Gen Paul was born on July 2, 1895 in Montmartre, Paris. In 1911, he becomes an apprentice upholsterer and takes night classes in drawing after his work. Injured during the First World War, he has his right leg amputated, thus demobilized, in 1916. He returns to Paris decorated under the Légion d’Honneur.

Unable to return to his work, he paints his first painting, Le Moulin de la Galette. During this period, Gen Paul becomes friends with Juan Gris, Vlaminck, Derain, and above all with Maurice Utrillo. Around 1923 he discovers the circus and paints his first clown portraits, a subject he will hold close all his life, just as the musicians he meets will remain a principle source of inspiration. A few years later give rise to a gestural painting with dynamic brushstrokes that announces the artist’s second period. 1925 marks the year of his voyage to Spain, where he seeks out museums and expositions, and is forever influenced by Velasquez, Le Greco, and above all Goya.

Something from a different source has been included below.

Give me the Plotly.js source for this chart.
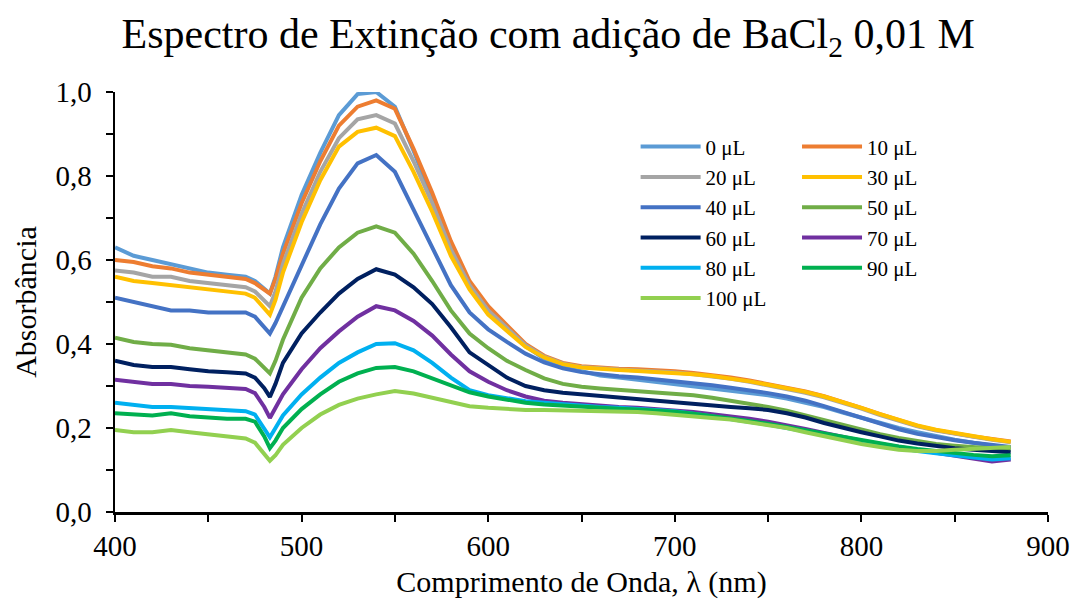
<!DOCTYPE html>
<html>
<head>
<meta charset="utf-8">
<script src="https://cdn.plot.ly/plotly-3.0.1.min.js"></script>
<style>html,body{margin:0;padding:0;background:#fff}#chart{width:1077px;height:605px}</style>
</head>
<body>
<div id="chart"></div>
<script>
// Wavelength (nm)
const wavelength = [400,410,420,430,440,450,460,470,475,480,483,486,490,500,510,520,530,540,550,560,570,580,590,600,610,620,630,640,650,660,670,680,690,700,710,720,730,740,750,760,770,780,790,800,810,820,830,840,850,860,870,880];

const seriesNames = ["0 μL","10 μL","20 μL","30 μL","40 μL","50 μL","60 μL","70 μL","80 μL","90 μL","100 μL"];

const abs0 = [0.63,0.61,0.60,0.59,0.58,0.57,0.565,0.56, 0.55,0.53,0.52,0.56, 0.63,0.755,0.855,0.945,0.995,1.0,0.965,0.86,0.75,0.635,0.545, 0.48,0.435,0.395,0.365,0.345,0.335,0.325,0.32,0.315,0.31,0.305,0.30,0.295,0.29,0.285,0.278,0.27,0.26,0.25,0.237,0.224,0.212,0.2,0.19,0.18,0.172,0.165,0.158,0.152];
const abs10 = [0.60,0.595,0.585,0.58,0.57,0.565,0.56,0.555, 0.545,0.53,0.52,0.555, 0.615,0.735,0.835,0.92,0.965,0.98,0.96,0.865,0.76,0.645,0.55, 0.49,0.445,0.40,0.372,0.355,0.347,0.343,0.341,0.34,0.338,0.335,0.331,0.326,0.32,0.313,0.305,0.296,0.287,0.276,0.263,0.248,0.233,0.218,0.205,0.195,0.187,0.18,0.174,0.168];
const abs20 = [0.575,0.57,0.56,0.56,0.55,0.545,0.54,0.535, 0.525,0.505,0.49,0.525, 0.59,0.71,0.81,0.89,0.935,0.945,0.925,0.835,0.735,0.625,0.54, 0.48,0.437,0.397,0.37,0.353,0.345,0.341,0.339,0.337,0.335,0.332,0.328,0.323,0.317,0.31,0.302,0.293,0.284,0.273,0.26,0.246,0.231,0.217,0.204,0.194,0.186,0.179,0.172,0.166];
const abs30 = [0.56,0.55,0.545,0.54,0.535,0.53,0.525,0.52, 0.51,0.485,0.47,0.505, 0.57,0.69,0.79,0.87,0.905,0.915,0.895,0.81,0.715,0.61,0.53, 0.47,0.43,0.393,0.368,0.352,0.344,0.34,0.338,0.336,0.334,0.331,0.328,0.324,0.318,0.311,0.303,0.295,0.286,0.275,0.262,0.248,0.233,0.219,0.206,0.196,0.188,0.18,0.173,0.167];
const abs40 = [0.51,0.50,0.49,0.48,0.48,0.475,0.475,0.475, 0.465,0.44,0.425,0.45, 0.49,0.59,0.685,0.77,0.83,0.85,0.81,0.72,0.63,0.54,0.475, 0.435,0.405,0.377,0.356,0.342,0.333,0.327,0.323,0.32,0.316,0.312,0.307,0.302,0.296,0.29,0.283,0.275,0.265,0.252,0.238,0.224,0.21,0.197,0.186,0.178,0.171,0.165,0.16,0.155];
const abs50 = [0.415,0.405,0.40,0.398,0.39,0.385,0.38,0.375, 0.365,0.345,0.33,0.36, 0.41,0.51,0.58,0.63,0.665,0.68,0.665,0.615,0.55,0.48,0.425, 0.39,0.36,0.338,0.318,0.305,0.298,0.294,0.291,0.289,0.286,0.283,0.278,0.272,0.265,0.258,0.25,0.241,0.23,0.218,0.206,0.195,0.185,0.176,0.168,0.162,0.158,0.154,0.15,0.148];
const abs60 = [0.36,0.35,0.345,0.345,0.34,0.335,0.333,0.33, 0.32,0.295,0.274,0.305, 0.355,0.425,0.475,0.52,0.555,0.578,0.565,0.535,0.495,0.44,0.38, 0.35,0.32,0.30,0.29,0.284,0.28,0.277,0.274,0.27,0.266,0.262,0.258,0.254,0.25,0.247,0.243,0.235,0.225,0.212,0.2,0.19,0.18,0.17,0.163,0.157,0.152,0.148,0.145,0.142];
const abs70 = [0.315,0.31,0.305,0.305,0.30,0.298,0.295,0.293, 0.283,0.25,0.224,0.25, 0.28,0.34,0.39,0.43,0.465,0.49,0.48,0.455,0.42,0.375,0.335, 0.31,0.29,0.275,0.265,0.26,0.256,0.253,0.25,0.248,0.245,0.242,0.238,0.233,0.228,0.222,0.215,0.207,0.198,0.188,0.178,0.17,0.162,0.155,0.148,0.14,0.135,0.127,0.12,0.125];
const abs80 = [0.26,0.255,0.25,0.25,0.247,0.245,0.243,0.24, 0.232,0.2,0.178,0.2, 0.23,0.28,0.32,0.355,0.38,0.40,0.402,0.385,0.355,0.32,0.29, 0.278,0.27,0.264,0.26,0.256,0.253,0.25,0.248,0.246,0.243,0.24,0.234,0.228,0.222,0.215,0.208,0.2,0.192,0.183,0.175,0.168,0.16,0.152,0.145,0.14,0.135,0.13,0.125,0.128];
const abs90 = [0.235,0.232,0.23,0.235,0.228,0.225,0.222,0.222, 0.215,0.18,0.152,0.17, 0.2,0.245,0.28,0.31,0.33,0.343,0.345,0.335,0.318,0.3,0.285, 0.275,0.267,0.26,0.256,0.253,0.25,0.248,0.246,0.244,0.242,0.239,0.234,0.229,0.223,0.217,0.21,0.202,0.194,0.186,0.178,0.17,0.163,0.156,0.15,0.145,0.14,0.136,0.133,0.135];
const abs100 = [0.195,0.19,0.19,0.195,0.19,0.185,0.182,0.175, 0.165,0.14,0.122,0.135, 0.16,0.2,0.232,0.255,0.27,0.28,0.288,0.282,0.272,0.262,0.252, 0.248,0.245,0.243,0.243,0.242,0.242,0.241,0.24,0.238,0.235,0.232,0.228,0.224,0.22,0.214,0.207,0.2,0.19,0.18,0.17,0.162,0.155,0.148,0.145,0.145,0.148,0.15,0.152,0.155];

const allSeries = [abs0,abs10,abs20,abs30,abs40,abs50,abs60,abs70,abs80,abs90,abs100];
const colors = ["#5B9BD5","#ED7D31","#A5A5A5","#FFC000","#4472C4","#70AD47","#002060","#7030A0","#00B0F0","#00B050","#92D050"];

const xTickVals = [400,450,500,550,600,650,700,750,800,850,900];
const xTickText = ["400","","500","","600","","700","","800","","900"];
const yTickVals = [0,0.1,0.2,0.3,0.4,0.5,0.6,0.7,0.8,0.9,1.0];
const yTickText = ["0,0","","0,2","","0,4","","0,6","","0,8","","1,0"];

const serif = "Liberation Serif";

const traces = allSeries.map((ys, i) => ({
  x: wavelength, y: ys, type: 'scatter', mode: 'lines',
  name: seriesNames[i],
  line: {color: colors[i], width: 4},
  legend: (i % 2 === 0) ? 'legend' : 'legend2'
}));

function legendCfg(xPos) {
  return {
    font: {family: serif, size: 21, color: '#000'},
    bgcolor: 'rgba(0,0,0,0)', borderwidth: 0,
    orientation: 'v', xanchor: 'left', yanchor: 'top',
    tracegroupgap: 0, itemwidth: 60, x: xPos, y: 0.918
  };
}

const layout = {
  width: 1077, height: 605,
  font: {family: serif, color: '#000'},
  margin: {l: 115, r: 29, t: 92, b: 93},
  paper_bgcolor: '#fff', plot_bgcolor: '#fff',
  title: {text: 'Espectro de Extinção com adição de BaCl<sub>2</sub> 0,01 M',
    font: {family: serif, size: 42, color: '#000'},
    x: 0.509, xanchor: 'center', y: 0.945, yanchor: 'middle'},
  xaxis: {range: [400, 900], showgrid: false, zeroline: false,
    showline: true, linecolor: '#000', linewidth: 2.5,
    ticks: 'outside', ticklen: 7, tickwidth: 2, tickcolor: '#000',
    tickmode: 'array', tickvals: xTickVals, ticktext: xTickText,
    tickfont: {family: serif, size: 29, color: '#000'},
    title: {text: 'Comprimento de Onda, λ (nm)', font: {family: serif, size: 30, color: '#000'}, standoff: 10}},
  yaxis: {range: [0, 1.0], showgrid: false, zeroline: false,
    showline: true, linecolor: '#000', linewidth: 2.5,
    ticks: 'outside', ticklen: 7, tickwidth: 2, tickcolor: '#000',
    tickmode: 'array', tickvals: yTickVals, ticktext: yTickText,
    ticklabelstandoff: 8,
    tickfont: {family: serif, size: 29, color: '#000'},
    title: {text: 'Absorbância', font: {family: serif, size: 30, color: '#000'}, standoff: 10}},
  legend: legendCfg(0.558),
  legend2: legendCfg(0.731),
  showlegend: true
};

Plotly.newPlot('chart', traces, layout, {displayModeBar: false, staticPlot: true});
</script>
</body>
</html>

In 1932 Gen Paul meets Louis-Ferdinand Céline, who came to know an enormous success with his first novel, Journey to the End of the Night. Céline quickly becomes one of his closest friends that he will value particularly for his mind and talent. In 1942, Gen Paul illustrates Céline’s Journey to the End of the Night and Death on Credit. At the start of the 1950s, he meets Django Reinardt and Sydney Bechet, who very quickly become his friends, and for him one of the great encounters of his life.

In 1964 he falls victim to a constitution that no longer permitted him to paint with oils, at which point he takes to bed and works from his bed. He devotes himself to the production of drawings and gouaches that constitutes the last great phase of his expressionism of movement. On April 30, 1975, Gen Paul dies of stomach cancer.